**** RECORDS

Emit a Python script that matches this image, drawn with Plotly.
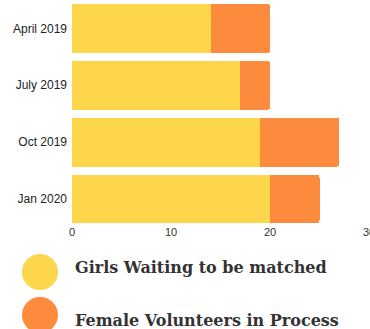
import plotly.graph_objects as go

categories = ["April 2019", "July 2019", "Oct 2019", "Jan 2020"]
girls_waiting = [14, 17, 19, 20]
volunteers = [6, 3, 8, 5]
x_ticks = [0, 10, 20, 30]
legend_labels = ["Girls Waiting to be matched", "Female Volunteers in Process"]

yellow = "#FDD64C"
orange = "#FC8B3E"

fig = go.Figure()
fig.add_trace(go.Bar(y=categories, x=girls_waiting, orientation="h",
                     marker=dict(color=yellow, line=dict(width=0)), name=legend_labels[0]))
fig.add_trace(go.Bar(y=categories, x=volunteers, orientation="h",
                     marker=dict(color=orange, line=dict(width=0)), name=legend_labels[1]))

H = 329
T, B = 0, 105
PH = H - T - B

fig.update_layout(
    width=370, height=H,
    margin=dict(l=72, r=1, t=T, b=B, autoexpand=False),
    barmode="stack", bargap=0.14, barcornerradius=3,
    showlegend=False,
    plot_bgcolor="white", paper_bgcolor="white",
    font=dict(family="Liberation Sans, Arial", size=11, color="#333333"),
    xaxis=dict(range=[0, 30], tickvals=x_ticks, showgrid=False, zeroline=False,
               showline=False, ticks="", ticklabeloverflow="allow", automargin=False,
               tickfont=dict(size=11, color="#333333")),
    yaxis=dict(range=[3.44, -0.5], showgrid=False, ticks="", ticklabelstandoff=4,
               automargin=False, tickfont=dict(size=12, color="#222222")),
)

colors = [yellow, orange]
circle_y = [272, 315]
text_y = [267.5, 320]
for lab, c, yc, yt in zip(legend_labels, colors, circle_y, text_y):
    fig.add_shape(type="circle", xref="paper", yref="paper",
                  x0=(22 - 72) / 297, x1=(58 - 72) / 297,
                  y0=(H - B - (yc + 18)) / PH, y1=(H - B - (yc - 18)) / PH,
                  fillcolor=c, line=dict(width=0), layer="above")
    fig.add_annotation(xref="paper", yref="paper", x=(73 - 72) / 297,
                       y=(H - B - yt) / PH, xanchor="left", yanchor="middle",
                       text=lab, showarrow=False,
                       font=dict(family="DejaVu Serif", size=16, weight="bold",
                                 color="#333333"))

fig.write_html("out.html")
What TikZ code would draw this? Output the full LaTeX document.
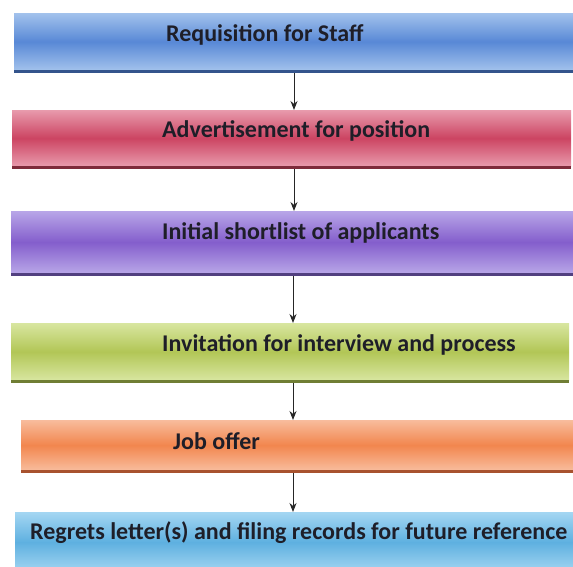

********

YOUR GOAL
Copy every line of the data word for word, omitting the images.

OUTPUT FOR THIS TASK
Emit a Python script that matches this image, drawn with Plotly.
import plotly.graph_objects as go

categories = ["April 2019", "July 2019", "Oct 2019", "Jan 2020"]
girls_waiting = [14, 17, 19, 20]
volunteers = [6, 3, 8, 5]
x_ticks = [0, 10, 20, 30]
legend_labels = ["Girls Waiting to be matched", "Female Volunteers in Process"]

yellow = "#FDD64C"
orange = "#FC8B3E"

fig = go.Figure()
fig.add_trace(go.Bar(y=categories, x=girls_waiting, orientation="h",
                     marker=dict(color=yellow, line=dict(width=0)), name=legend_labels[0]))
fig.add_trace(go.Bar(y=categories, x=volunteers, orientation="h",
                     marker=dict(color=orange, line=dict(width=0)), name=legend_labels[1]))

H = 329
T, B = 0, 105
PH = H - T - B

fig.update_layout(
    width=370, height=H,
    margin=dict(l=72, r=1, t=T, b=B, autoexpand=False),
    barmode="stack", bargap=0.14, barcornerradius=3,
    showlegend=False,
    plot_bgcolor="white", paper_bgcolor="white",
    font=dict(family="Liberation Sans, Arial", size=11, color="#333333"),
    xaxis=dict(range=[0, 30], tickvals=x_ticks, showgrid=False, zeroline=False,
               showline=False, ticks="", ticklabeloverflow="allow", automargin=False,
               tickfont=dict(size=11, color="#333333")),
    yaxis=dict(range=[3.44, -0.5], showgrid=False, ticks="", ticklabelstandoff=4,
               automargin=False, tickfont=dict(size=12, color="#222222")),
)

colors = [yellow, orange]
circle_y = [272, 315]
text_y = [267.5, 320]
for lab, c, yc, yt in zip(legend_labels, colors, circle_y, text_y):
    fig.add_shape(type="circle", xref="paper", yref="paper",
                  x0=(22 - 72) / 297, x1=(58 - 72) / 297,
                  y0=(H - B - (yc + 18)) / PH, y1=(H - B - (yc - 18)) / PH,
                  fillcolor=c, line=dict(width=0), layer="above")
    fig.add_annotation(xref="paper", yref="paper", x=(73 - 72) / 297,
                       y=(H - B - yt) / PH, xanchor="left", yanchor="middle",
                       text=lab, showarrow=False,
                       font=dict(family="DejaVu Serif", size=16, weight="bold",
                                 color="#333333"))

fig.write_html("out.html")
What TikZ code would draw this? Output the full LaTeX document.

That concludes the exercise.